Supplied material:
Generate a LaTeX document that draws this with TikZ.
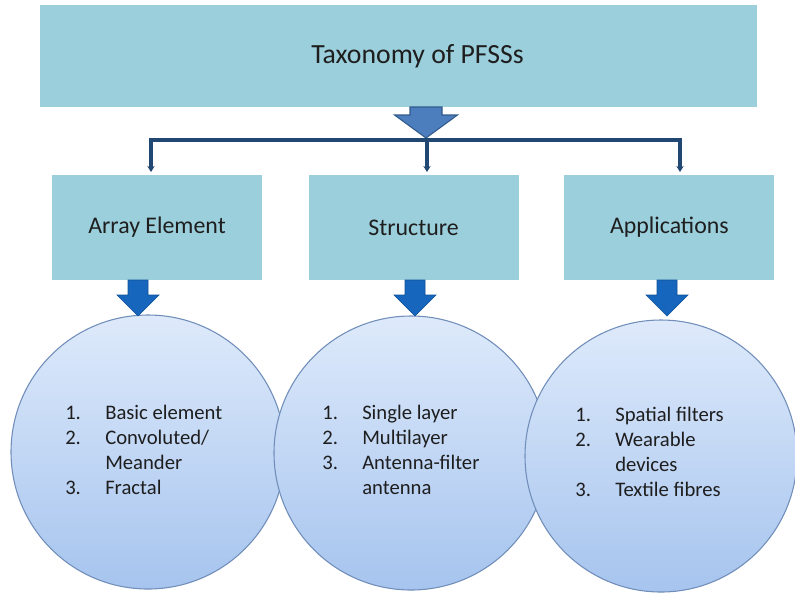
\documentclass[tikz,border=0pt]{standalone}
\usepackage{fontspec}
\setmainfont{Carlito}
\usetikzlibrary{positioning,arrows.meta}
\definecolor{boxblue}{RGB}{155,207,220}
\definecolor{treeblue}{RGB}{33,72,115}
\definecolor{toparrfill}{RGB}{76,126,190}
\definecolor{toparrline}{RGB}{50,90,140}
\definecolor{downblue}{RGB}{22,102,190}
\definecolor{circtop}{RGB}{222,234,251}
\definecolor{circbot}{RGB}{166,196,238}
\definecolor{circline}{RGB}{112,142,185}
\definecolor{textgray}{RGB}{30,30,30}
\newcommand{\lnum}[1]{\makebox[30pt][l]{#1}}

\begin{document}
\begin{tikzpicture}[x=0.75pt,y=-0.75pt,
topnode/.style={rectangle, fill=boxblue, minimum width=537.75pt, minimum height=76.5pt,
font=\fontsize{20.8}{24}\selectfont, text=textgray},
boxnode/.style={rectangle, fill=boxblue, minimum width=157.5pt, minimum height=78.75pt,
font=\fontsize{17.9}{21}\selectfont, text=textgray},
circnode/.style={circle, draw=circline, line width=0.8pt, top color=circtop, bottom color=circbot,
minimum size=205.5pt, inner sep=0pt},
listnode/.style={anchor=west, align=left, inner sep=0pt, text=textgray,
font=\fontsize{15.5}{18.75}\selectfont},
treeline/.style={draw=treeblue, line width=2.4pt, -{Stealth[length=4.5pt,width=5.5pt]}},
toparr/.style={fill=toparrfill, draw=toparrline, line width=0.8pt},
downarr/.style={fill=downblue, draw=downblue!80!black, line width=0.5pt}
]
\useasboundingbox (0,0) rectangle (795,597);
%Circles
\node[circnode] (c1) at (148,452) {};
\node[circnode] (c2) at (411,453) {};
\node[circnode, minimum size=204pt] (c3) at (661,456) {};
%Lists
\node[listnode] (l1) at (65,450) {\lnum{1.}Basic element\\\lnum{2.}Convoluted/\\\lnum{}Meander\\\lnum{3.}Fractal};
\node[listnode] (l2) at (322,450) {\lnum{1.}Single layer\\\lnum{2.}Multilayer\\\lnum{3.}Antenna-filter\\\lnum{}antenna};
\node[listnode] (l3) at (575,452) {\lnum{1.}Spatial filters\\\lnum{2.}Wearable\\\lnum{}devices\\\lnum{3.}Textile fibres};
%Boxes
\node[topnode] (top) at (398.5,56) {\hspace*{28.5pt}Taxonomy of PFSSs};
\node[boxnode] (b1) at (157,227.5) {Array Element};
\node[boxnode] (b2) [right=34.5pt of b1] {Structure};
\node[boxnode] (b3) [right=34pt of b2] {Applications};
%Block arrows
\coordinate (ta) at (426,107);
\filldraw[toparr] (ta) ++(-16,0) -- ++(32,0) -- ++(0,8) -- ++(15.5,0) -- ++(-31.5,23)
  -- ++(-31.5,-23) -- ++(15.5,0) -- cycle;
\coordinate (a1) at (138,280);
\coordinate (a2) at (415,280);
\coordinate (a3) at (667,280);
\foreach \a in {a1,a2,a3}
  \filldraw[downarr] (\a) ++(-10,0) -- ++(20,0) -- ++(0,15) -- ++(11,0) -- ++(-21,21)
    -- ++(-21,-21) -- ++(11,0) -- cycle;
%Lines
\coordinate (split) at (427,140);
\coordinate (e1) at (151,172);
\coordinate (e2) at (427,172);
\coordinate (e3) at (680,172);
\draw[treeline] (split) -| (e1);
\draw[treeline] (split) -- (e2);
\draw[treeline] (split) -| (e3);
\end{tikzpicture}
\end{document}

Challenge: Return all of the data exactly as written, and drop the pictures.

Solution to the problem:
Generate a LaTeX document that draws this with TikZ.
\documentclass[tikz,border=0pt]{standalone}
\usepackage{fontspec}
\setmainfont{Carlito}
\usetikzlibrary{positioning,arrows.meta}
\definecolor{boxblue}{RGB}{155,207,220}
\definecolor{treeblue}{RGB}{33,72,115}
\definecolor{toparrfill}{RGB}{76,126,190}
\definecolor{toparrline}{RGB}{50,90,140}
\definecolor{downblue}{RGB}{22,102,190}
\definecolor{circtop}{RGB}{222,234,251}
\definecolor{circbot}{RGB}{166,196,238}
\definecolor{circline}{RGB}{112,142,185}
\definecolor{textgray}{RGB}{30,30,30}
\newcommand{\lnum}[1]{\makebox[30pt][l]{#1}}

\begin{document}
\begin{tikzpicture}[x=0.75pt,y=-0.75pt,
topnode/.style={rectangle, fill=boxblue, minimum width=537.75pt, minimum height=76.5pt,
font=\fontsize{20.8}{24}\selectfont, text=textgray},
boxnode/.style={rectangle, fill=boxblue, minimum width=157.5pt, minimum height=78.75pt,
font=\fontsize{17.9}{21}\selectfont, text=textgray},
circnode/.style={circle, draw=circline, line width=0.8pt, top color=circtop, bottom color=circbot,
minimum size=205.5pt, inner sep=0pt},
listnode/.style={anchor=west, align=left, inner sep=0pt, text=textgray,
font=\fontsize{15.5}{18.75}\selectfont},
treeline/.style={draw=treeblue, line width=2.4pt, -{Stealth[length=4.5pt,width=5.5pt]}},
toparr/.style={fill=toparrfill, draw=toparrline, line width=0.8pt},
downarr/.style={fill=downblue, draw=downblue!80!black, line width=0.5pt}
]
\useasboundingbox (0,0) rectangle (795,597);
%Circles
\node[circnode] (c1) at (148,452) {};
\node[circnode] (c2) at (411,453) {};
\node[circnode, minimum size=204pt] (c3) at (661,456) {};
%Lists
\node[listnode] (l1) at (65,450) {\lnum{1.}Basic element\\\lnum{2.}Convoluted/\\\lnum{}Meander\\\lnum{3.}Fractal};
\node[listnode] (l2) at (322,450) {\lnum{1.}Single layer\\\lnum{2.}Multilayer\\\lnum{3.}Antenna-filter\\\lnum{}antenna};
\node[listnode] (l3) at (575,452) {\lnum{1.}Spatial filters\\\lnum{2.}Wearable\\\lnum{}devices\\\lnum{3.}Textile fibres};
%Boxes
\node[topnode] (top) at (398.5,56) {\hspace*{28.5pt}Taxonomy of PFSSs};
\node[boxnode] (b1) at (157,227.5) {Array Element};
\node[boxnode] (b2) [right=34.5pt of b1] {Structure};
\node[boxnode] (b3) [right=34pt of b2] {Applications};
%Block arrows
\coordinate (ta) at (426,107);
\filldraw[toparr] (ta) ++(-16,0) -- ++(32,0) -- ++(0,8) -- ++(15.5,0) -- ++(-31.5,23)
  -- ++(-31.5,-23) -- ++(15.5,0) -- cycle;
\coordinate (a1) at (138,280);
\coordinate (a2) at (415,280);
\coordinate (a3) at (667,280);
\foreach \a in {a1,a2,a3}
  \filldraw[downarr] (\a) ++(-10,0) -- ++(20,0) -- ++(0,15) -- ++(11,0) -- ++(-21,21)
    -- ++(-21,-21) -- ++(11,0) -- cycle;
%Lines
\coordinate (split) at (427,140);
\coordinate (e1) at (151,172);
\coordinate (e2) at (427,172);
\coordinate (e3) at (680,172);
\draw[treeline] (split) -| (e1);
\draw[treeline] (split) -- (e2);
\draw[treeline] (split) -| (e3);
\end{tikzpicture}
\end{document}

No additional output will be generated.